The dynamics of oscillatory shear-induced alignment in side-group liquid-crystalline polymers (SGLCPs) are investigated by measuring transmittance and viscoelasticity during and after the alignment process. We compare the dynamic moduli and transmittance of shear-aligned samples with those of magnetically aligned samples. Relative to an unaligned nematic, magnetic alignment does not appreciably alter the dynamic moduli. This suggests that, at small strains, distortion of the polymer backbone dominates the linear viscoelastic response so that the moduli are insensitive to macroscopic director alignment. With increasing strain, deviations from linear behavior are manifested by an increase in the dynamic modulus.

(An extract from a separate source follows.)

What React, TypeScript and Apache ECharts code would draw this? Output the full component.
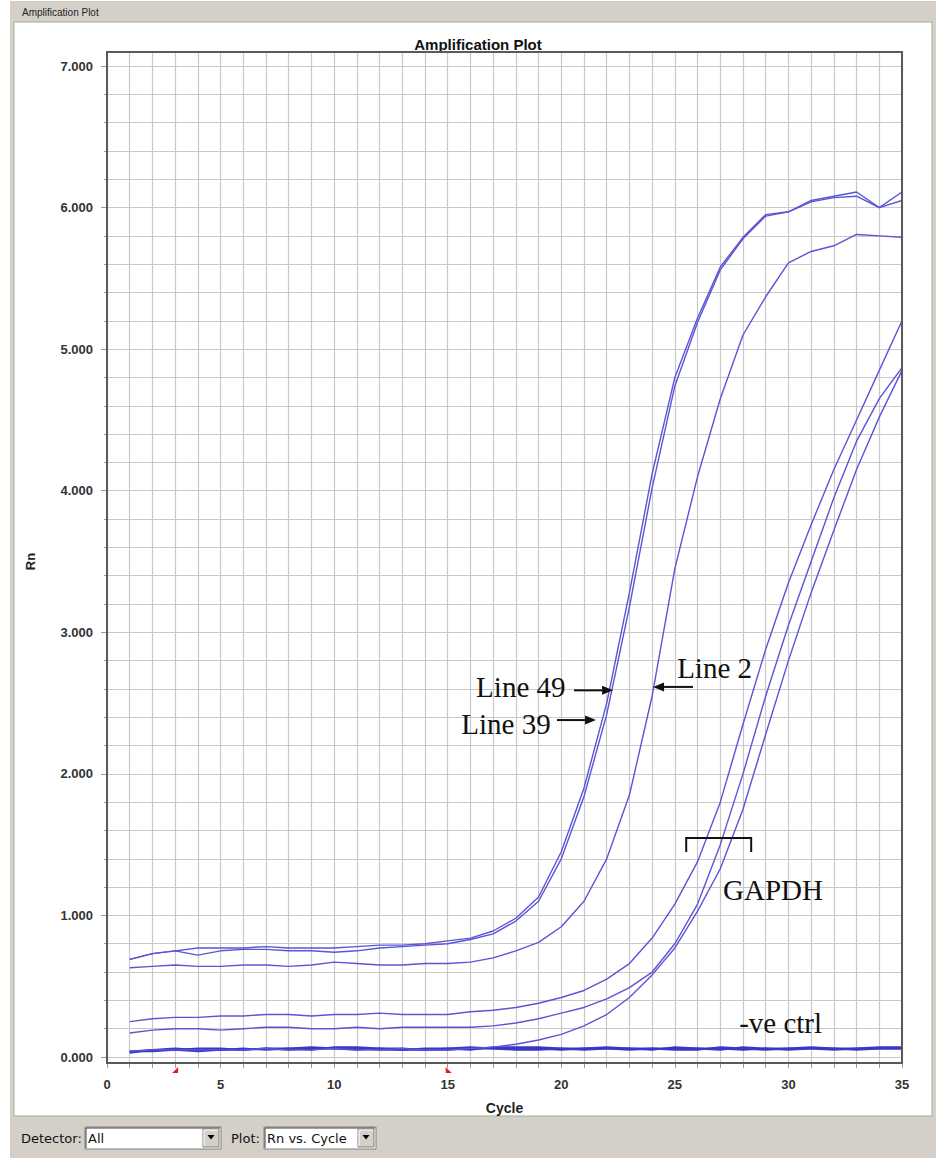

This strain hardening may be due to the tendency of the mesogens to orient perpendicular to the backbone in the present SGLCP, since the mesogens attached to a given strand may be forced to adopt an intermediate orientation between that dictated by the backbone segment and that dictated by the local orientation of the director. As strain increases, this competition could reduce the order parameter from its equilibrium value; the associated increase in the free energy may contribute significantly to stress, resulting in the observed strain hardening. Furthermore, the coupling between the mesogen and backbone provides a means for the bias in the orientation distribution of the backbone to bias the orientation of the mesogens, which may drive the observed flow-induced alignment of SGLCPs.